- **Information shown**:
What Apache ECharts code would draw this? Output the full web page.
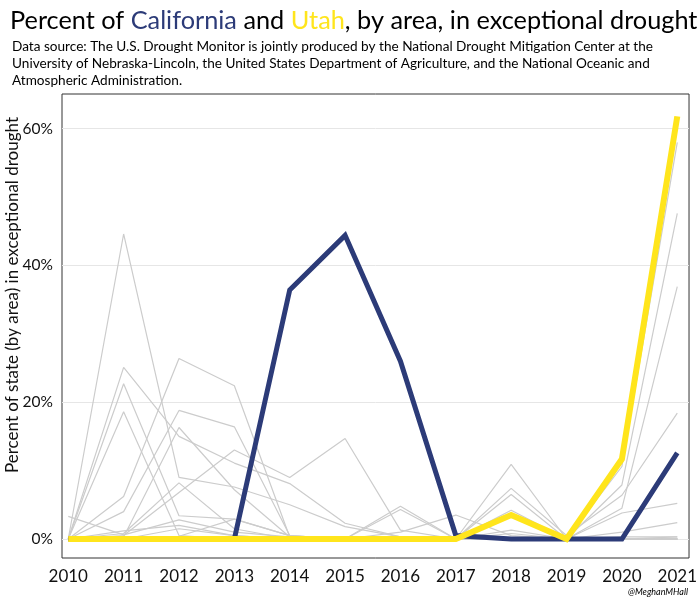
<!DOCTYPE html>
<html><head><meta charset="utf-8">
<script src="https://cdn.jsdelivr.net/npm/echarts@6/dist/echarts.min.js"></script>
<style>html,body{margin:0;padding:0;background:#fff}#c{width:700px;height:600px}</style>
</head><body><div id="c"></div>
<script>
const years = [2010,2011,2012,2013,2014,2015,2016,2017,2018,2019,2020,2021];
const yTicks = [0,20,40,60];
const california = [0,0,0,0,36.4,44.4,26.0,0.5,0,0,0,12.6];
const utah = [0,0,0,0,0,0,0,0,3.5,0,11.7,61.8];
const otherStates = [
  [0,44.6,9.0,7.6,5.0,1.8,0.3,0,0,0,0,0],
  [0,25.1,15.0,11.1,8.1,2.3,0.3,0,0,0,0,0],
  [0,22.7,3.4,2.9,0.5,0,0,0,0,0,0,0],
  [0,18.6,0.5,0,0,0,0,0,0,0,0,0],
  [0,6.2,26.4,22.4,0.3,0,0,0,0,0,0,0],
  [0,4.0,18.8,16.4,0.5,0,0,0,0,0,0,0],
  [0,0.3,16.3,7.2,0.3,0,0,0,0,0,0,0],
  [0,0.5,6.8,13.0,9.0,14.7,1.3,0,0.8,0,10.6,58.0],
  [3.3,0.6,2.8,1.0,0.3,0,4.8,0,0,0,0,0.3],
  [0,0.8,8.2,1.5,0,0,4.3,0,0,0,0,0],
  [0,0,1.5,0.5,0,0,1.0,3.5,0.5,0,7.9,47.6],
  [0,0,0,0,0,0,0,0,10.9,0,4.5,36.9],
  [0,0,0,0,0,0,0,0,7.4,0.5,6.4,18.4],
  [0,0,0,0,0,0,0,0,6.5,0,3.8,5.2],
  [0,1.2,2.0,0.5,0,0,0,0,4.2,0,1.0,2.4],
  [0,0,0.4,2.9,0.5,0,0,0,1.3,0,0.3,0.3],
  [0,0,0,0,0,0,0,0,0,0,0,0]
];
const FONT = 'Lato, "Open Sans", sans-serif';
const pair = arr => arr.map((v,i)=>[years[i], v]);
const series = otherStates.map(s => ({
  type:'line', data: pair(s), symbol:'none', silent:true,
  lineStyle:{color:'#cccccc', width:1.2}, z:1
}));
series.push({type:'line', data: pair(california), symbol:'none',
  lineStyle:{color:'#2C3B78', width:5, join:'miter'}, z:3});
series.push({type:'line', data: pair(utah), symbol:'none',
  lineStyle:{color:'#FFE51C', width:6, join:'miter'}, z:4});

const chart = echarts.init(document.getElementById('c'), null, {renderer:'canvas'});
const tStyle = c => ({fontFamily:FONT, fontSize:25.3, fontWeight:'normal', color:c});
chart.setOption({
  animation:false,
  backgroundColor:'#fff',
  title:[
    {left:5, top:3,
     text:'{a|Percent of }{b|California}{a| and }{c|Utah}{a|, by area, in exceptional drought}',
     textStyle:{fontWeight:'normal', rich:{a:tStyle('#000'), b:tStyle('#2C3B78'), c:tStyle('#FFE51C')}}},
    {left:7, top:33,
     text:'Data source: The U.S. Drought Monitor is jointly produced by the National Drought Mitigation Center at the\nUniversity of Nebraska-Lincoln, the United States Department of Agriculture, and the National Oceanic and\nAtmospheric Administration.',
     textStyle:{fontFamily:FONT, fontSize:13.6, color:'#000', fontWeight:'normal', lineHeight:17}},
    {right:7, top:583, text:'@MeghanMHall',
     textStyle:{fontFamily:FONT, fontSize:9, fontStyle:'italic', color:'#000', fontWeight:'normal'}}
  ],
  grid:{left:62, right:8, top:94, bottom:42, show:true, borderColor:'#333', borderWidth:1, containLabel:false},
  xAxis:{type:'value', min:2009.887, max:2021.212,
    axisLine:{show:false}, axisTick:{show:false, customValues:years},
    splitLine:{show:false},
    axisLabel:{customValues:years, fontFamily:FONT, fontSize:17, color:'#111', margin:10, formatter:v=>String(v)}},
  yAxis:{type:'value', min:-2.78, max:65.07,
    axisLine:{show:false}, axisTick:{show:false, customValues:yTicks},
    splitLine:{show:true, lineStyle:{color:'#e6e6e6', width:1}},
    axisLabel:{customValues:yTicks, fontFamily:FONT, fontSize:15.5, color:'#111', margin:9, formatter:v=>v+'%'}},
  graphic:[{type:'text', x:13, y:295, rotation:Math.PI/2,
    style:{text:'Percent of state (by area) in exceptional drought', font:'17px '+FONT, fill:'#111', textAlign:'center', textVerticalAlign:'middle'}}],
  series: series
});
</script></body></html>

- **What the exercise asks**: Omit every picture, then reproduce the rest of the listing exactly.

- **Completed exercise**:
What Apache ECharts code would draw this? Output the full web page.
<!DOCTYPE html>
<html><head><meta charset="utf-8">
<script src="https://cdn.jsdelivr.net/npm/echarts@6/dist/echarts.min.js"></script>
<style>html,body{margin:0;padding:0;background:#fff}#c{width:700px;height:600px}</style>
</head><body><div id="c"></div>
<script>
const years = [2010,2011,2012,2013,2014,2015,2016,2017,2018,2019,2020,2021];
const yTicks = [0,20,40,60];
const california = [0,0,0,0,36.4,44.4,26.0,0.5,0,0,0,12.6];
const utah = [0,0,0,0,0,0,0,0,3.5,0,11.7,61.8];
const otherStates = [
  [0,44.6,9.0,7.6,5.0,1.8,0.3,0,0,0,0,0],
  [0,25.1,15.0,11.1,8.1,2.3,0.3,0,0,0,0,0],
  [0,22.7,3.4,2.9,0.5,0,0,0,0,0,0,0],
  [0,18.6,0.5,0,0,0,0,0,0,0,0,0],
  [0,6.2,26.4,22.4,0.3,0,0,0,0,0,0,0],
  [0,4.0,18.8,16.4,0.5,0,0,0,0,0,0,0],
  [0,0.3,16.3,7.2,0.3,0,0,0,0,0,0,0],
  [0,0.5,6.8,13.0,9.0,14.7,1.3,0,0.8,0,10.6,58.0],
  [3.3,0.6,2.8,1.0,0.3,0,4.8,0,0,0,0,0.3],
  [0,0.8,8.2,1.5,0,0,4.3,0,0,0,0,0],
  [0,0,1.5,0.5,0,0,1.0,3.5,0.5,0,7.9,47.6],
  [0,0,0,0,0,0,0,0,10.9,0,4.5,36.9],
  [0,0,0,0,0,0,0,0,7.4,0.5,6.4,18.4],
  [0,0,0,0,0,0,0,0,6.5,0,3.8,5.2],
  [0,1.2,2.0,0.5,0,0,0,0,4.2,0,1.0,2.4],
  [0,0,0.4,2.9,0.5,0,0,0,1.3,0,0.3,0.3],
  [0,0,0,0,0,0,0,0,0,0,0,0]
];
const FONT = 'Lato, "Open Sans", sans-serif';
const pair = arr => arr.map((v,i)=>[years[i], v]);
const series = otherStates.map(s => ({
  type:'line', data: pair(s), symbol:'none', silent:true,
  lineStyle:{color:'#cccccc', width:1.2}, z:1
}));
series.push({type:'line', data: pair(california), symbol:'none',
  lineStyle:{color:'#2C3B78', width:5, join:'miter'}, z:3});
series.push({type:'line', data: pair(utah), symbol:'none',
  lineStyle:{color:'#FFE51C', width:6, join:'miter'}, z:4});

const chart = echarts.init(document.getElementById('c'), null, {renderer:'canvas'});
const tStyle = c => ({fontFamily:FONT, fontSize:25.3, fontWeight:'normal', color:c});
chart.setOption({
  animation:false,
  backgroundColor:'#fff',
  title:[
    {left:5, top:3,
     text:'{a|Percent of }{b|California}{a| and }{c|Utah}{a|, by area, in exceptional drought}',
     textStyle:{fontWeight:'normal', rich:{a:tStyle('#000'), b:tStyle('#2C3B78'), c:tStyle('#FFE51C')}}},
    {left:7, top:33,
     text:'Data source: The U.S. Drought Monitor is jointly produced by the National Drought Mitigation Center at the\nUniversity of Nebraska-Lincoln, the United States Department of Agriculture, and the National Oceanic and\nAtmospheric Administration.',
     textStyle:{fontFamily:FONT, fontSize:13.6, color:'#000', fontWeight:'normal', lineHeight:17}},
    {right:7, top:583, text:'@MeghanMHall',
     textStyle:{fontFamily:FONT, fontSize:9, fontStyle:'italic', color:'#000', fontWeight:'normal'}}
  ],
  grid:{left:62, right:8, top:94, bottom:42, show:true, borderColor:'#333', borderWidth:1, containLabel:false},
  xAxis:{type:'value', min:2009.887, max:2021.212,
    axisLine:{show:false}, axisTick:{show:false, customValues:years},
    splitLine:{show:false},
    axisLabel:{customValues:years, fontFamily:FONT, fontSize:17, color:'#111', margin:10, formatter:v=>String(v)}},
  yAxis:{type:'value', min:-2.78, max:65.07,
    axisLine:{show:false}, axisTick:{show:false, customValues:yTicks},
    splitLine:{show:true, lineStyle:{color:'#e6e6e6', width:1}},
    axisLabel:{customValues:yTicks, fontFamily:FONT, fontSize:15.5, color:'#111', margin:9, formatter:v=>v+'%'}},
  graphic:[{type:'text', x:13, y:295, rotation:Math.PI/2,
    style:{text:'Percent of state (by area) in exceptional drought', font:'17px '+FONT, fill:'#111', textAlign:'center', textVerticalAlign:'middle'}}],
  series: series
});
</script></body></html>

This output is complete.